:: Work to do ::
The answer is one number: how many lines hold the string "seaborn".

:: Data excerpt ::
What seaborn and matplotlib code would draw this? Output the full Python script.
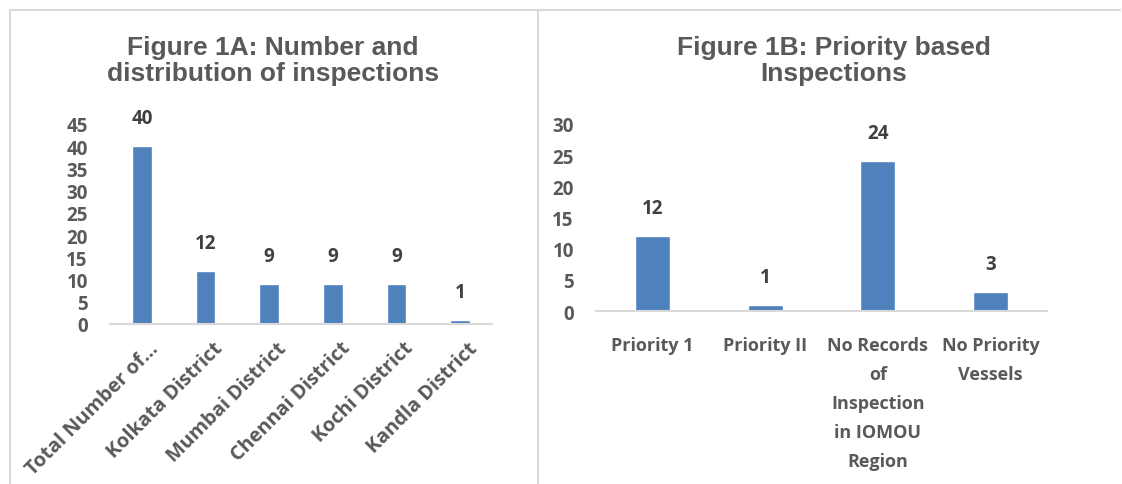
import matplotlib
matplotlib.use("Agg")
import matplotlib.pyplot as plt
import matplotlib.transforms as mtransforms
import seaborn as sns
import pandas as pd
from matplotlib.lines import Line2D

# data
cats_a = ["Total Number of...", "Kolkata District", "Mumbai District",
          "Chennai District", "Kochi District", "Kandla District"]
vals_a = [40, 12, 9, 9, 9, 1]
yticks_a = [0, 5, 10, 15, 20, 25, 30, 35, 40, 45]

cats_b = ["Priority 1", "Priority II", "No Records\nof\nInspection\nin IOMOU\nRegion",
          "No Priority\nVessels"]
vals_b = [12, 1, 24, 3]
yticks_b = [0, 5, 10, 15, 20, 25, 30]

BAR = "#4F81BD"
GREY = "#595959"
DARK = "#404040"
LINE = "#D9D9D9"

sns.set_style("white")
plt.rcParams['font.family'] = ['Open Sans', 'DejaVu Sans']
plt.rcParams['font.weight'] = 'bold'

W, H = 1122, 485
fig = plt.figure(figsize=(W / 100, H / 100), dpi=100)

# panel borders (like the Excel chart frames)
fig.add_artist(Line2D([10 / W, 10 / W], [0, 1 - 11 / H], color=LINE, lw=1.5))
fig.add_artist(Line2D([538 / W, 538 / W], [0, 1 - 11 / H], color=LINE, lw=1.5))
fig.add_artist(Line2D([10 / W, 1120 / W], [1 - 11 / H, 1 - 11 / H], color=LINE, lw=1.5))

ax_a = fig.add_axes([110 / W, (H - 325) / H, 382 / W, 200 / H])
ax_b = fig.add_axes([596 / W, (H - 312) / H, 451 / W, 187 / H])

df_a = pd.DataFrame({"cat": cats_a, "val": vals_a})
df_b = pd.DataFrame({"cat": cats_b, "val": vals_b})

sns.barplot(data=df_a, x="cat", y="val", color=BAR, width=0.31, ax=ax_a, saturation=1)
sns.barplot(data=df_b, x="cat", y="val", color=BAR, width=0.31, ax=ax_b, saturation=1)

FS = 13.5
for ax, ticks in ((ax_a, yticks_a), (ax_b, yticks_b)):
    ax.set_xlabel("")
    ax.set_ylabel("")
    ax.set_ylim(ticks[0], ticks[-1])
    ax.set_yticks(ticks)
    for s in ("top", "right", "left"):
        ax.spines[s].set_visible(False)
    ax.spines["bottom"].set_color(LINE)
    ax.spines["bottom"].set_linewidth(1.5)
    ax.tick_params(axis="both", length=0, colors=GREY, labelsize=FS)
    ax.tick_params(axis="y", pad=16)
    ax.bar_label(ax.containers[0], padding=13, fontsize=FS,
                 fontweight="bold", color=DARK)

ax_a.set_xlim(-0.5, 5.5)
ax_b.set_xlim(-0.5, 3.5)

ax_a.tick_params(axis="x", labelsize=14.3, pad=10)
# Excel hangs the rotated labels a little right of the tick
shift = mtransforms.ScaledTranslation(7 / 100, 0, fig.dpi_scale_trans)
for lbl in ax_a.get_xticklabels():
    lbl.set_rotation(45)
    lbl.set_ha("right")
    lbl.set_va("top")
    lbl.set_rotation_mode("anchor")
    lbl.set_transform(lbl.get_transform() + shift)
ax_b.tick_params(axis="x", labelsize=13, pad=18)
for lbl in ax_b.get_xticklabels():
    lbl.set_linespacing(1.78)
    lbl.set_ha("center")

title_kw = dict(fontsize=19, fontweight="bold", color=GREY, ha="center", va="top",
                family=["Liberation Sans", "DejaVu Sans"], linespacing=1.1)
fig.text(273 / W, 1 - 36 / H, "Figure 1A: Number and\ndistribution of inspections", **title_kw)
fig.text(834 / W, 1 - 36 / H, "Figure 1B: Priority based\nInspections", **title_kw)

fig.savefig("out.png", dpi=100)
plt.close()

:: Solution to this task ::
2